Treating Amick’s concerns with the proper sense of urgency, I immediately called Gary Van Sickle, our aqua-range ratings manager. Van Sickle listened to the Florida-based architect’s critique before issuing a decisive “Whatever.” So, as of this afternoon, Grand Reserve is No. 4 in the Aqua-range ranking, passing Imperial Lakewoods GC of Palmetto, Fla. Meanwhile, the aqua-range at Meadow Oaks remains unranked despite Amick’s puffing it up as “a plain old Florida sinkhole filled with stagnant water.” That’s because I never allow friendship, reputation or inadequate monetary considerations to influence our rankings.

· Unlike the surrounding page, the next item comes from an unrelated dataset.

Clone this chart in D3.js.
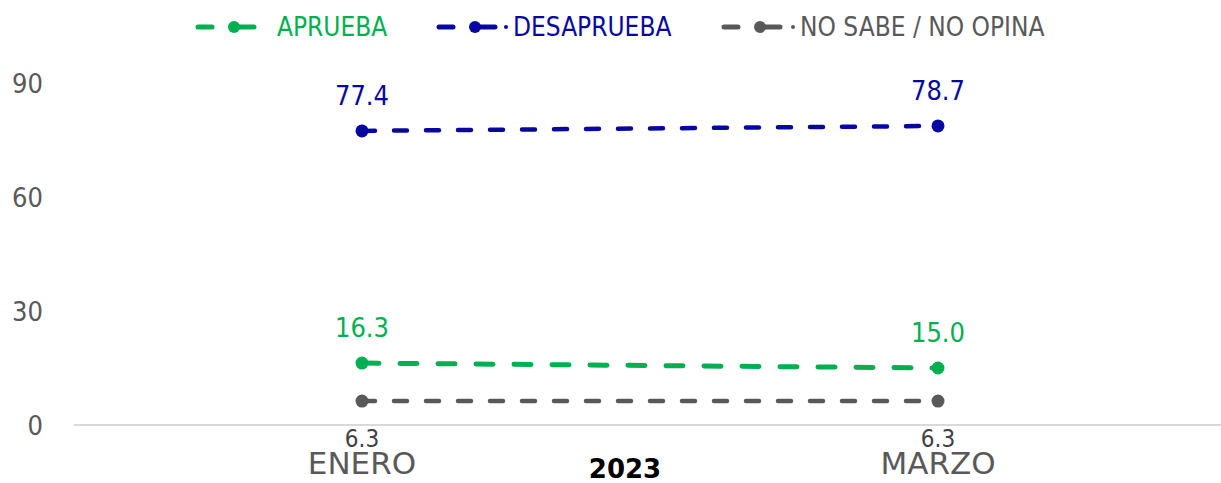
<!DOCTYPE html>
<html>
<head>
<meta charset="utf-8">
<script src="https://cdn.jsdelivr.net/npm/d3@7"></script>
<style>
  body { margin: 0; background: #fff; }
  svg text { font-family: "DejaVu Sans Condensed", "DejaVu Sans", sans-serif; font-stretch: condensed; }
</style>
</head>
<body>
<div id="chart"></div>
<script>
var categories = ["ENERO", "MARZO"];
var aprueba = [16.3, 15.0];
var desaprueba = [77.4, 78.7];
var noSabe = [6.3, 6.3];
var yTicks = [0, 30, 60, 90];
var yearLabel = "2023";

var w = 1221;
var h = 483;

var series = [
    { name: "APRUEBA", values: aprueba, color: "#00B050", width: 5, dash: "17,21", labelPos: "above", labelColor: "#00B050" },
    { name: "DESAPRUEBA", values: desaprueba, color: "#0808A0", width: 4.5, dash: "13,19", labelPos: "above", labelColor: "#0808A0" },
    { name: "NO SABE / NO OPINA", values: noSabe, color: "#595959", width: 4.5, dash: "13,19", labelPos: "below", labelColor: "#404040" }
];

var svg = d3.select("#chart")
    .append("svg")
    .attr("width", w)
    .attr("height", h);

var x = d3.scaleBand()
    .domain(categories)
    .range([74, 1226]);

var y = d3.scaleLinear()
    .domain([0, 90])
    .range([425, 83]);

function cx(c) { return x(c) + x.bandwidth() / 2; }

// y tick labels
svg.selectAll(".ytick")
    .data(yTicks)
    .enter()
    .append("text")
    .attr("class", "ytick")
    .attr("x", 43)
    .attr("y", function(d) { return y(d); })
    .attr("dy", "0.36em")
    .attr("text-anchor", "end")
    .attr("font-size", "27px")
    .attr("fill", "#595959")
    .text(function(d) { return d; });

// zero axis line
svg.append("line")
    .attr("x1", 74)
    .attr("x2", w)
    .attr("y1", y(0))
    .attr("y2", y(0))
    .attr("stroke", "#d9d9d9")
    .attr("stroke-width", 2);

// category labels
svg.selectAll(".xcat")
    .data(categories)
    .enter()
    .append("text")
    .attr("class", "xcat")
    .attr("x", function(d) { return cx(d); })
    .attr("y", 474)
    .attr("text-anchor", "middle")
    .attr("font-size", "31px")
    .style("font-stretch", "normal")
    .style("font-family", "'DejaVu Sans', sans-serif")
    .attr("fill", "#595959")
    .text(function(d) { return d; });

svg.append("text")
    .attr("x", 625)
    .attr("y", 478)
    .attr("text-anchor", "middle")
    .attr("font-size", "26px")
    .attr("font-weight", "bold")
    .style("font-stretch", "normal")
    .style("font-family", "'DejaVu Sans', sans-serif")
    .attr("fill", "#000")
    .text(yearLabel);

var line = d3.line()
    .x(function(d, i) { return cx(categories[i]); })
    .y(function(d) { return y(d); });

series.forEach(function(s) {
    var g = svg.append("g");

    g.append("path")
        .datum(s.values)
        .attr("d", line)
        .attr("fill", "none")
        .attr("stroke", s.color)
        .attr("stroke-width", s.width)
        .attr("stroke-linecap", "round")
        .attr("stroke-dasharray", s.dash);

    g.selectAll("circle")
        .data(s.values)
        .enter()
        .append("circle")
        .attr("cx", function(d, i) { return cx(categories[i]); })
        .attr("cy", function(d) { return y(d); })
        .attr("r", 6.5)
        .attr("fill", s.color);

    g.selectAll("text")
        .data(s.values)
        .enter()
        .append("text")
        .attr("x", function(d, i) { return cx(categories[i]); })
        .attr("y", function(d) {
            return s.labelPos === "above" ? y(d) - 26 : y(d) + 46;
        })
        .attr("text-anchor", "middle")
        .attr("font-size", s.labelPos === "above" ? "27px" : "24px")
        .attr("fill", s.labelColor)
        .text(function(d) { return d.toFixed(1); });
});

// legend
var legendItems = [
    { s: series[0], x: 196, tx: 277, dot: false },
    { s: series[1], x: 437, tx: 513, dot: true },
    { s: series[2], x: 722, tx: 800, dot: true }
];
var ly = 27;

legendItems.forEach(function(it) {
    var g = svg.append("g");
    g.append("line")
        .attr("x1", it.x + 2).attr("x2", it.x + 16)
        .attr("y1", ly).attr("y2", ly)
        .attr("stroke", it.s.color).attr("stroke-width", 5)
        .attr("stroke-linecap", "round");
    g.append("line")
        .attr("x1", it.x + 37).attr("x2", it.x + 58)
        .attr("y1", ly).attr("y2", ly)
        .attr("stroke", it.s.color).attr("stroke-width", 5)
        .attr("stroke-linecap", "round");
    g.append("circle")
        .attr("cx", it.x + 38).attr("cy", ly).attr("r", 6)
        .attr("fill", it.s.color);
    if (it.dot) {
        g.append("circle")
            .attr("cx", it.tx - 7).attr("cy", ly).attr("r", 2)
            .attr("fill", it.s.color);
    }
    g.append("text")
        .attr("x", it.tx)
        .attr("y", ly)
        .attr("dy", "0.36em")
        .attr("font-size", "26px")
        .attr("fill", it.s.color)
        .text(it.s.name);
});
</script>
</body>
</html>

Amick had more to say in his e-mail, including his role in celebrating the upcoming opening of the so-called “Best Course in the World” in Scotland. I’ll address that, as well as Amick’s plans for a “dwarf course” in Ghana, in my next post.

Royal Portrush Golf Club

Tenth-ranked Royal Portrush is a gold-medal track. (John Garrity)

Top 50 on TV: The Irish are holding their Irish Open on one of my personal favorites, the 10th-ranked Dunluce Course at Royal Portrush Golf Club. I played there last July on the finest afternoon County Antrim has ever seen, so my perceptions may be rose-colored. But I think not. While there, I got to see Darren Clarke’s Open Championship medal in a clubhouse display case previously devoted to 1947 Open champion Fred Daly. “For me this is the best golf course in the world,” Clarke had said earlier in the week. “I am very privileged to give Royal Portrush the gold medal.”

Others must rate Royal Portrush almost as highly. With roughly 27,000 spectators per day, Clarke’s home course is the first European Tour venue to completely sell out for every round.